The week began with The Official MSU Drag Show on Friday, where about 10 drag queens and kings performed for a crowd of nearly 650. On Sunday afternoon, Intersection hosted an evening with author Natasha T. Miller, a poet whose work highlights the realities of homophobia and coming out, and Spectrum held Picnic Gaymes, where students played Apples to Apples and talked about upcoming Pride Week events.

Stevens said MSU’s LBGT community chose this particular time period as Pride Week because it leads up to the national Day of Silence on Friday. During the day, individuals of all types across the U.S. remain silent for a full day to recognize those who have died from suicide or hate crimes based on sexuality and gender identity, he said.

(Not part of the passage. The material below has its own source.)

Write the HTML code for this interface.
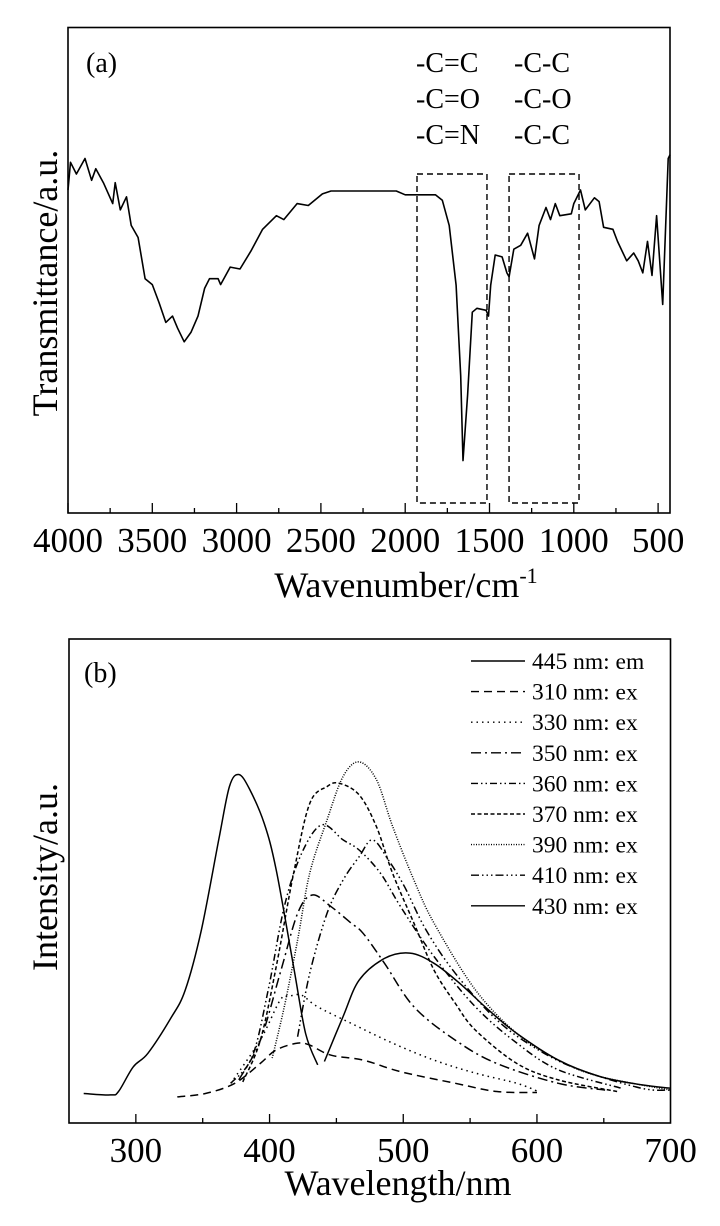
<!DOCTYPE html>
<html><head><meta charset="utf-8"><style>
html,body{margin:0;padding:0;background:#fff;}
svg{display:block;font-family:"Liberation Serif","DejaVu Serif",serif;}
</style></head><body>
<svg id="fig" width="720" height="1226" viewBox="0 0 720 1226" xmlns="http://www.w3.org/2000/svg">
<g id="panelA"></g>
<g id="panelB"></g>
</svg>
<script>
// ---- Panel (a) FTIR data ----
const ftirWavenumber = [4000,3985,3950,3899,3860,3835,3790,3735,3720,3690,3653,3625,3584,3543,3500,3460,3420,3380,3350,3311,3270,3229,3190,3161,3110,3095,3038,2980,2915,2846,2764,2720,2641,2575,2491,2440,2053,2000,1821,1780,1739,1698,1671,1657,1630,1602,1575,1520,1506,1493,1466,1425,1397,1384,1356,1315,1274,1233,1206,1165,1138,1110,1083,1015,1000,960,932,878,850,823,768,741,686,645,618,591,563,536,509,473,440,429];
const ftirValue = [66.6,72.3,69.9,73.1,68.6,71.0,68.1,63.8,68.1,62.5,65.2,59.3,56.8,48.3,47.1,43.4,39.3,40.6,38.1,35.3,37.3,40.6,46.3,48.3,48.3,47.1,50.7,50.3,54.0,58.5,61.3,60.5,63.8,63.4,65.8,66.4,66.4,65.6,65.6,64.5,59.3,47.0,28.3,10.8,24.3,41.4,42.2,41.8,40.6,47.0,53.2,52.8,49.5,48.7,54.4,55.2,57.7,52.4,59.3,63.0,60.5,63.8,61.3,61.7,63.8,66.6,62.5,65.0,64.2,58.9,58.5,56.0,52.0,53.6,52.0,49.5,56.0,49.0,61.3,43.0,73.1,73.9];
const ftirTicks = [4000,3500,3000,2500,2000,1500,1000,500];
const ftirBoxes = [[1930,1515],[1384,969]];
const bondLabels1 = ["-C=C","-C=O","-C=N"];
const bondLabels2 = ["-C-C","-C-O","-C-C"];

// ---- Panel (b) PL data ----
const plTicks = [300,400,500,600,700];
const emNm = [261,281,287,298,309,326,337,349,362,370,377,385,396,405,418,427,436];
const emVal = [6.1,5.8,6.5,11.6,14.4,21.6,27.5,39.9,58.5,69.5,72.0,69.0,61.9,52.3,32.3,18.5,12.0];
const ex310Nm = [331,352,374,393,405,421,430,446,470,498,539,570,600];
const ex310Val = [5.4,6.1,8.2,12.3,15.1,16.5,16.1,14.0,13.0,10.6,8.2,6.5,6.3];
const ex330Nm = [371,393,408,415,424,436,461,492,523,554,585,601];
const ex330Val = [8.2,17.1,25.4,26.2,26.4,24.0,20.6,16.5,13.0,10.3,8.2,6.5];
const ex350Nm = [377,393,408,421,432,446,461,470,486,508,539,570,616,651];
const ex350Val = [8.9,17.0,31.0,43.3,47.1,44.7,41.3,39.2,33.0,24.0,17.1,12.3,8.2,6.8];
const ex360Nm = [371,387,399,411,424,439,455,467,483,498,523,554,585,616,663];
const ex360Val = [8.2,13.7,27.5,44.7,55.7,61.6,58.5,56.4,51.6,44.7,34.4,24.0,16.5,11.0,7.2];
const ex370Nm = [380,393,405,418,430,443,452,467,480,492,508,523,539,554,585,616,660];
const ex370Val = [8.5,17.0,32.3,51.6,66.0,69.5,70.2,67.8,61.2,51.6,41.3,31.6,24.7,19.2,12.3,8.9,6.5];
const ex390Nm = [402,411,421,430,443,455,467,480,492,508,523,554,585,616,647,700];
const ex390Val = [13.4,24.0,37.8,51.6,62.6,71.6,74.6,70.9,61.3,50.2,41.3,27.5,18.5,13.0,9.6,6.8];
const ex410Nm = [421,430,443,455,467,477,489,501,517,539,570,601,632,678,700];
const ex410Val = [17.8,30.9,43.3,50.2,55.0,58.5,54.3,48.8,39.9,30.9,21.3,15.1,11.0,7.2,6.8];
const ex430Nm = [441,455,467,486,505,523,542,564,585,616,647,678,700];
const ex430Val = [12.7,22.0,29.5,34.0,35.1,33.0,28.9,23.3,18.5,13.0,9.6,7.9,7.2];
const legendLabels = ["445 nm: em","310 nm: ex","330 nm: ex","350 nm: ex","360 nm: ex","370 nm: ex","390 nm: ex","410 nm: ex","430 nm: ex"];

const NS="http://www.w3.org/2000/svg";
function mk(tag, parent, attrs){const e=document.createElementNS(NS,tag);for(const k in attrs)e.setAttribute(k,attrs[k]);parent.appendChild(e);return e;}

const xA = wn => 68 + (4000 - wn) * 0.1686;
const yA = v => 513 - v * 4.85;
const xB = nm => 69 + (nm - 250) * 1.337;
const yB = v => 1123 - v * 4.84;

const panelA = document.getElementById('panelA');
const panelB = document.getElementById('panelB');

// ---- panel a ----
const f = mk('rect', panelA, {x:68,y:27.5,width:602,height:485.5,fill:'none',stroke:'#000','stroke-width':1.6});


for (let w=4000; w>=500; w-=250){
  const major = (w%500===0);
  const t = mk('line', panelA, {x1:xA(w),x2:xA(w),y1:513,y2:513-(major?10:5),stroke:'#000','stroke-width':1.3});
  
  
}
ftirTicks.forEach(w=>{
  const t = mk('text', panelA, {x:xA(w),y:552,'font-size':35,'text-anchor':'middle'});
  t.textContent = w;
  
  
});
const dA = ftirWavenumber.map((w,i)=>(i?'L':'M')+xA(w).toFixed(1)+','+yA(ftirValue[i]).toFixed(1)).join('');
const pA = mk('path', panelA, {d:dA,fill:'none',stroke:'#000','stroke-width':1.6,'stroke-linejoin':'round'});


ftirBoxes.forEach(b=>{
  const r = mk('rect', panelA, {x:xA(b[0]),y:174,width:xA(b[1])-xA(b[0]),height:329,fill:'none',stroke:'#000','stroke-width':1.4,'stroke-dasharray':'6 4'});
  
  
});
bondLabels1.forEach((s,i)=>{
  const t = mk('text', panelA, {x:416,y:72+i*36,'font-size':28});
  t.textContent = s;
  
  
});
bondLabels2.forEach((s,i)=>{
  const t = mk('text', panelA, {x:514,y:72+i*36,'font-size':28});
  t.textContent = s;
  
  
});
const ta = mk('text', panelA, {x:86,y:72,'font-size':28}); ta.textContent='(a)';


const yl = mk('text', panelA, {x:0,y:0,'font-size':36,'text-anchor':'middle',transform:'translate(57,283) rotate(-90)'});
yl.textContent='Transmittance/a.u.';


const xl = mk('text', panelA, {x:406,y:597,'font-size':36,'text-anchor':'middle'});
xl.textContent='Wavenumber/cm';
const sup = mk('tspan', xl, {dy:-14,'font-size':22});
sup.textContent='-1';



// ---- panel b ----
const f2 = mk('rect', panelB, {x:69,y:639,width:601.5,height:484,fill:'none',stroke:'#000','stroke-width':1.6});


for (let n=300; n<700; n+=50){
  const major = (n%100===0);
  const t = mk('line', panelB, {x1:xB(n),x2:xB(n),y1:1123,y2:1123-(major?9:5),stroke:'#000','stroke-width':1.3});
  
  
}
plTicks.forEach(n=>{
  const t = mk('text', panelB, {x:xB(n),y:1162,'font-size':35,'text-anchor':'middle'});
  t.textContent = n;
  
  
});
function smooth(xs, ys){
  const P = xs.map((x,i)=>[xB(x), yB(ys[i])]);
  let s = 'M'+P[0][0].toFixed(1)+','+P[0][1].toFixed(1);
  for (let i=0;i<P.length-1;i++){
    const p0=P[Math.max(0,i-1)],p1=P[i],p2=P[i+1],p3=P[Math.min(P.length-1,i+2)];
    const c1=[p1[0]+(p2[0]-p0[0])/6,p1[1]+(p2[1]-p0[1])/6];
    const c2=[p2[0]-(p3[0]-p1[0])/6,p2[1]-(p3[1]-p1[1])/6];
    s+='C'+c1[0].toFixed(1)+','+c1[1].toFixed(1)+' '+c2[0].toFixed(1)+','+c2[1].toFixed(1)+' '+p2[0].toFixed(1)+','+p2[1].toFixed(1);
  }
  return s;
}
const dashes = ['', '8 5', '1.5 4', '10 4 2 4', '7 3 1.5 3 1.5 3', '4 2.5', '1 1.5', '8 3 1.5 3 1.5 3 1.5 3', ''];
const seriesX = [emNm,ex310Nm,ex330Nm,ex350Nm,ex360Nm,ex370Nm,ex390Nm,ex410Nm,ex430Nm];
const seriesY = [emVal,ex310Val,ex330Val,ex350Val,ex360Val,ex370Val,ex390Val,ex410Val,ex430Val];
const seriesNames = ['em-445','ex-310','ex-330','ex-350','ex-360','ex-370','ex-390','ex-410','ex-430'];
seriesX.forEach((xs,k)=>{
  const a = {d:smooth(xs,seriesY[k]),fill:'none',stroke:'#000','stroke-width':1.5};
  if (dashes[k]) a['stroke-dasharray']=dashes[k];
  const c = mk('path', panelB, a);
  
  
});
legendLabels.forEach((s,i)=>{
  const y = 661 + i*30.6;
  const a = {x1:471,x2:525,y1:y,y2:y,stroke:'#000','stroke-width':1.4};
  if (dashes[i]) a['stroke-dasharray']=dashes[i];
  const l = mk('line', panelB, a);
  
  
  const t = mk('text', panelB, {x:532,y:y+8,'font-size':23.5});
  t.textContent = s;
  
  
});
const tb = mk('text', panelB, {x:84,y:682,'font-size':28}); tb.textContent='(b)';


const yl2 = mk('text', panelB, {x:0,y:0,'font-size':36,'text-anchor':'middle',transform:'translate(57,877) rotate(-90)'});
yl2.textContent='Intensity/a.u.';


const xl2 = mk('text', panelB, {x:398,y:1195,'font-size':36,'text-anchor':'middle'});
xl2.textContent='Wavelength/nm';


</script>
</body></html>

Today through Thursday, various groups will hold events to discuss topics such as religion and sexuality, gender binary and the LBGT community across generations.

At 4 p.m. on Friday, a guest speaker, who has not yet been confirmed, will kick off the Pride Parade. The course of the parade will wind from Student Services along Grand River through the campus and end at the rock on Farm Lane.

Lunsford said although the students could not walk in the streets of East Lansing, they still hope for a wide audience.

“We want the parade to be noticed by both the East Lansing community and the MSU community,” he said.

Lunsford said from his experiences, the parade shows unity within individuality.

After the parade, Michigan-based singer Abigail Stauffer will break the Day of Silence with a performance, as members of LIGHT release sky lanterns in honor of lives lost from hate crimes and fear.

To wrap up Pride Week, PRISM will host Clue: The 2012 Pride Prom on Saturday evening, where students are invited to dress up as their favorite characters from the classic board game.
PRISM vice president Sean Watkins said both costumes and dates of any sexual orientation are welcome.

“For many in the LGBT community, we were not able to bring dates of the same gender or do anything show to pride at our proms in high school,” he said. “(Students will) have a chance to come and take part in it again.”

James Madison freshman Josh Braude said he plans to take advantage of the opportunity, sporting his dressier clothes and attending the dance with a group of friends.

“It’s really cool that MSU puts on Pride Week and that the campus is accepting enough to have it,” he said.

As Watkins reflects on his past three years of being involved in Pride Week, he said this year will be about passing the torch to younger generations of students — the future of MSU’s LBGT community.

“It’s about watching (younger students) take part in the events and continue the legacy that has been created many decades before I even got here,” he said.